More than a fifth of cancer patients in Wigan are only diagnosed after an emergency visit to hospital, figures reveal.
Public Health England (PHE) says people with the disease stand a much slimmer chance of surviving when their diagnosis comes via an emergency admission, compared to other routes.
Cancer Research UK says people with unusual or persistent symptoms should be able to seek early help more easily.
In 2018, 1,640 patients were admitted to hospital with cancer in Wigan, the latest Public Health England data shows. Of them, 353 were admitted as an emergency, rather than through routes such as screening programmes or routine GP referrals.
Patients diagnosed in this way are more likely to have more advanced and difficult to treat cancers.

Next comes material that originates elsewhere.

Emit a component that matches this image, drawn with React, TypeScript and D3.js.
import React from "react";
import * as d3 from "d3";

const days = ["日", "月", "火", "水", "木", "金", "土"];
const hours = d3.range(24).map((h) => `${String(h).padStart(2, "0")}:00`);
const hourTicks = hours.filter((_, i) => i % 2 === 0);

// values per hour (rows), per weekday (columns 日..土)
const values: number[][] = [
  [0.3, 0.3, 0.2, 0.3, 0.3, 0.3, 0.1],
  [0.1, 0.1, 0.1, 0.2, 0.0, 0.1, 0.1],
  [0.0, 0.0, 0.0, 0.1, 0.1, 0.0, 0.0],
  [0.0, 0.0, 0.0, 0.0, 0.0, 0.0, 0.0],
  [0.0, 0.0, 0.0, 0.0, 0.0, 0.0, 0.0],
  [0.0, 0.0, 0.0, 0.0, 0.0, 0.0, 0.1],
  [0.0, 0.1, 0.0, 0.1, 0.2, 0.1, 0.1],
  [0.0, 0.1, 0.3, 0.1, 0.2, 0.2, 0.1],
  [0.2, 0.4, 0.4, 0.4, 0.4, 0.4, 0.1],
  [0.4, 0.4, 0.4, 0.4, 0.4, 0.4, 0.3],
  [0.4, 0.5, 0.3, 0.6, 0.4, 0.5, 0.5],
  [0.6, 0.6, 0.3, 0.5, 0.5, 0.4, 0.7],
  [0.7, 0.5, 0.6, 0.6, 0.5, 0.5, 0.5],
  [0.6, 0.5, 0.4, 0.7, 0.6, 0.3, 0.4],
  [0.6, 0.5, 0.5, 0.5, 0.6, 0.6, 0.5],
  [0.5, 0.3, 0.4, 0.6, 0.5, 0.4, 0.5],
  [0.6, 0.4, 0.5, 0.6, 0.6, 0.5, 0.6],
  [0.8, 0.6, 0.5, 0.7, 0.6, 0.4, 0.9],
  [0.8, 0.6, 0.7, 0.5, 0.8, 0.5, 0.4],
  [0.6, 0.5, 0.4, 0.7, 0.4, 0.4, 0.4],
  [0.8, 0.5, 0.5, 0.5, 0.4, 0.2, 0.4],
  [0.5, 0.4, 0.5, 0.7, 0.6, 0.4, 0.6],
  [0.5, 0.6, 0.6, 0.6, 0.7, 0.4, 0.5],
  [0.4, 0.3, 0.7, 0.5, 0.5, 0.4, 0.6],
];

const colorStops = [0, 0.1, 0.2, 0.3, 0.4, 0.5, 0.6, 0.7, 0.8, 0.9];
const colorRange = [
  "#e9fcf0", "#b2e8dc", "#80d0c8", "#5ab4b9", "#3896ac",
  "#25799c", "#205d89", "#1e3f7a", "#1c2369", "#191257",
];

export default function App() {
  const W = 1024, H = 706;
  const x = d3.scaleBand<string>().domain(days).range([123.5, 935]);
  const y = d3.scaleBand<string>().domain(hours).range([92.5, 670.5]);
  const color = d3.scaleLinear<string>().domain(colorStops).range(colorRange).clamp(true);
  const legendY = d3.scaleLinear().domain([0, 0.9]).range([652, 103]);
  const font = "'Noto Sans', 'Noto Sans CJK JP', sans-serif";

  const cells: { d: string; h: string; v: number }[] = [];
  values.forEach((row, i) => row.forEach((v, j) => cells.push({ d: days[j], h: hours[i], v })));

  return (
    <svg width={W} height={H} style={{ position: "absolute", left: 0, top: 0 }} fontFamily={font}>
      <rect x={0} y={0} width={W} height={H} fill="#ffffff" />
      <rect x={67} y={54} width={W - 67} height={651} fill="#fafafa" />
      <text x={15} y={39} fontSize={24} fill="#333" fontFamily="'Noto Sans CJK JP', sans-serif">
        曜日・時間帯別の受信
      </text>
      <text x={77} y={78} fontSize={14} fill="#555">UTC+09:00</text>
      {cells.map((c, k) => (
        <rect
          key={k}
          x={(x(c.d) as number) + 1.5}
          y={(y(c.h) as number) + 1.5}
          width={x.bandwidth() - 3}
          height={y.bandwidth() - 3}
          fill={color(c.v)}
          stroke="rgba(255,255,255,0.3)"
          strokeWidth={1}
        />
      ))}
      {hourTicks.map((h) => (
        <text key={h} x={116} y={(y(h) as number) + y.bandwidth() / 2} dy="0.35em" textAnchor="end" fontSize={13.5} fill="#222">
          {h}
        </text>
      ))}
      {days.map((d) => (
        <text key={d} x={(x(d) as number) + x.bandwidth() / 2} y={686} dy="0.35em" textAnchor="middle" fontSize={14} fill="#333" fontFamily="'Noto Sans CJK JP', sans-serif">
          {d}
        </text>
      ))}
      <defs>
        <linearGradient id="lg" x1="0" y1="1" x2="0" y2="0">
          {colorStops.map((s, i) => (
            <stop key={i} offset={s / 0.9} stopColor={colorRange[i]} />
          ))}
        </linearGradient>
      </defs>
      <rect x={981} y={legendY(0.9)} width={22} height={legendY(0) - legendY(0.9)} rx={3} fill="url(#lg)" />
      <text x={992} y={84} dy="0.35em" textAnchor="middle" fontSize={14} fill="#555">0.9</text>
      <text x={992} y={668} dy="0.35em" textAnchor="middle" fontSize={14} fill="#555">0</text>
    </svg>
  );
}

Dr Jodie Moffat, head of early diagnosis at Cancer Research UK, said GPs have made huge efforts to improve early diagnosis by referring more people with suspected cancer symptoms to be seen at hospital within two weeks. But significant numbers of people still continue to be diagnosed with cancer after they’ve turned up at A&E.
“She said: The reasons for this are complex, but encouraging people to seek help early for unusual or persistent symptoms, and reducing any barriers to seeking help, might help to bring this number down.”

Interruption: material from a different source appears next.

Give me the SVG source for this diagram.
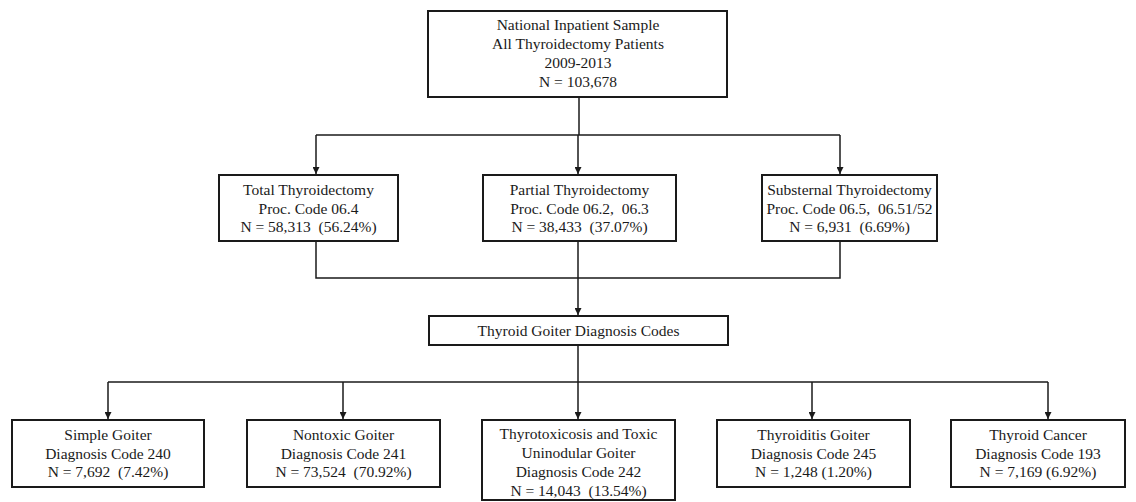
<svg xmlns="http://www.w3.org/2000/svg" width="1136" height="502" viewBox="0 0 1136 502">
<style>
.box{fill:#fff;stroke:#1a1a1a;stroke-width:2}
.t{font-family:"Liberation Serif","Times New Roman",serif;font-size:15.5px;fill:#1a1a1a;text-anchor:middle;white-space:pre}
.c{fill:none;stroke:#1a1a1a;stroke-width:1.5}
</style>
<defs>
<marker id="ah" viewBox="0 0 10 10" refX="10" refY="5" markerWidth="7" markerHeight="7" markerUnits="userSpaceOnUse" orient="auto">
<path d="M0,0 L10,5 L0,10 z" fill="#1a1a1a"/>
</marker>
</defs>
<g id="connectors">
<path class="c" d="M579,97 V135"/>
<path class="c" d="M316,135 H840"/>
<path class="c" d="M316,135 V174" marker-end="url(#ah)"/>
<path class="c" d="M578,135 V174" marker-end="url(#ah)"/>
<path class="c" d="M840,135 V174" marker-end="url(#ah)"/>
<path class="c" d="M316,241 V278 H840 V241"/>
<path class="c" d="M578,241 V315" marker-end="url(#ah)"/>
<path class="c" d="M578,345 V382"/>
<path class="c" d="M108,382 H1048"/>
<path class="c" d="M108,382 V419" marker-end="url(#ah)"/>
<path class="c" d="M343,382 V419" marker-end="url(#ah)"/>
<path class="c" d="M578,382 V419" marker-end="url(#ah)"/>
<path class="c" d="M812,382 V419" marker-end="url(#ah)"/>
<path class="c" d="M1048,382 V419" marker-end="url(#ah)"/>
</g>
<g id="n-top">
<rect class="box" x="428" y="11" width="299" height="86"/>
<text class="t" x="578" y="30">National Inpatient Sample</text>
<text class="t" x="578" y="49">All Thyroidectomy Patients</text>
<text class="t" x="578" y="68">2009-2013</text>
<text class="t" x="578" y="87">N = 103,678</text>
</g>
<g id="n-total">
<rect class="box" x="219" y="175" width="179" height="66"/>
<text class="t" x="308.5" y="195">Total Thyroidectomy</text>
<text class="t" x="308.5" y="214">Proc. Code 06.4</text>
<text class="t" x="308.5" y="232" xml:space="preserve">N = 58,313  (56.24%)</text>
</g>
<g id="n-partial">
<rect class="box" x="483" y="175" width="193" height="66"/>
<text class="t" x="579.5" y="195">Partial Thyroidectomy</text>
<text class="t" x="579.5" y="214" xml:space="preserve">Proc. Code 06.2,  06.3</text>
<text class="t" x="579.5" y="232" xml:space="preserve">N = 38,433  (37.07%)</text>
</g>
<g id="n-substernal">
<rect class="box" x="762" y="175" width="175" height="66"/>
<text class="t" x="849.5" y="195">Substernal Thyroidectomy</text>
<text class="t" x="849.5" y="214" xml:space="preserve">Proc. Code 06.5,  06.51/52</text>
<text class="t" x="849.5" y="232" xml:space="preserve">N = 6,931  (6.69%)</text>
</g>
<g id="n-goiter">
<rect class="box" x="429" y="316" width="299" height="29"/>
<text class="t" x="578.5" y="336">Thyroid Goiter Diagnosis Codes</text>
</g>
<g id="n-240">
<rect class="box" x="12" y="420" width="192" height="67"/>
<text class="t" x="108" y="440">Simple Goiter</text>
<text class="t" x="108" y="459">Diagnosis Code 240</text>
<text class="t" x="108" y="477" xml:space="preserve">N = 7,692  (7.42%)</text>
</g>
<g id="n-241">
<rect class="box" x="247" y="420" width="193" height="67"/>
<text class="t" x="343.5" y="440">Nontoxic Goiter</text>
<text class="t" x="343.5" y="459">Diagnosis Code 241</text>
<text class="t" x="343.5" y="477" xml:space="preserve">N = 73,524  (70.92%)</text>
</g>
<g id="n-242">
<rect class="box" x="482" y="420" width="193" height="80"/>
<text class="t" x="578.5" y="439">Thyrotoxicosis and Toxic</text>
<text class="t" x="578.5" y="458">Uninodular Goiter</text>
<text class="t" x="578.5" y="477">Diagnosis Code 242</text>
<text class="t" x="578.5" y="496" xml:space="preserve">N = 14,043  (13.54%)</text>
</g>
<g id="n-245">
<rect class="box" x="717" y="420" width="193" height="67"/>
<text class="t" x="813.5" y="440">Thyroiditis Goiter</text>
<text class="t" x="813.5" y="459">Diagnosis Code 245</text>
<text class="t" x="813.5" y="477">N = 1,248 (1.20%)</text>
</g>
<g id="n-193">
<rect class="box" x="951" y="420" width="174" height="67"/>
<text class="t" x="1038" y="440">Thyroid Cancer</text>
<text class="t" x="1038" y="459">Diagnosis Code 193</text>
<text class="t" x="1038" y="477">N = 7,169 (6.92%)</text>
</g>
</svg>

A spokesman for Cancer Research UK said a rise in admissions for cancer – which increased 16 per cent over nine years – is largely down to a growing and ageing population.
Lucy Elliss-Brookes, of PHE, said: “Patients with cancer presenting as an emergency have significantly worse survival rates. We know some people are still waiting too long to go and see their GP with symptoms that could suggest cancer.”